Research on Survivability Strategies of Virtual Network


Abstract in English

Virtualization facilitates heterogeneous cloud applications to share the same physical infrastructure with admirable flexibility, while resource efficiency and survivability are critical concerns for virtual network embedding (VNE). As more and more internet applications migrate to the cloud, the resource efficiency and the survivability of VNs, such as single link failure or large-scale disaster survivability, have become crucial issues. Separating the VNE problem into node and link mapping sub-problems without coordination might cause a high embedding cost. This dissertation presents two independent approaches to solve the aforementioned challenges.
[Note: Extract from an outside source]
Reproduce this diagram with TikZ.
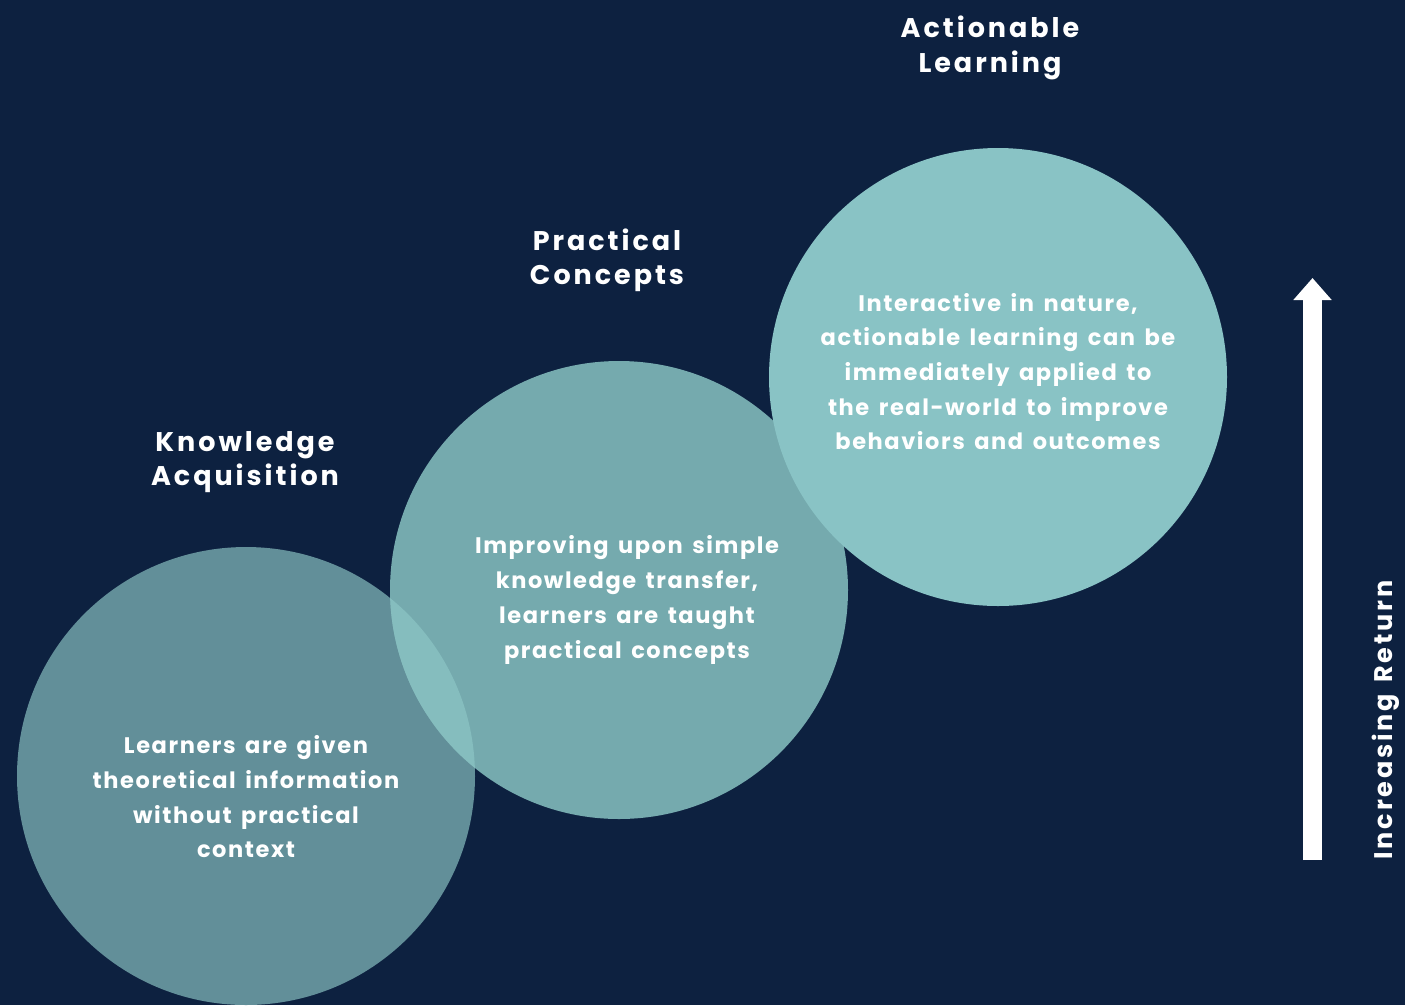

First, we study two-stage coordinated survivable VNE (SVNE) problem and propose an adaptive path splitting based SVNE (APSS) scheme. We first develop a concise anchor node strategy to restrict the solution space of the candidate substrate nodes, which coordinates node mapping with link mapping to limit the distance spans of the virtual links. Then, we employ an adaptive path splitting policy to provide full protection against single-link failures with partial backup resource, and design an agile frequency slot windows choosing mechanism to mitigate the spectrum fragmentation for link resource efficiency. Simulation results demonstrate that the proposed APSS scheme can achieve satisfactory performance in terms of spectrum utilization and blocking ratio. Second, we propose a synchronous evacuation strategy for VNs with dual virtual machines (VMs) inside a disaster risk zone (DRZ), which suffer higher risks than the VNs with single. The evacuation strategy exploits post-copy technique to sustain the online service alive and enhances synchronous VM migrations to shorten the dual-VM evacuation time. Numerical results show that the proposed strategy can outperform the best-effort scheme in terms of average and total evacuation times of dual-VMs.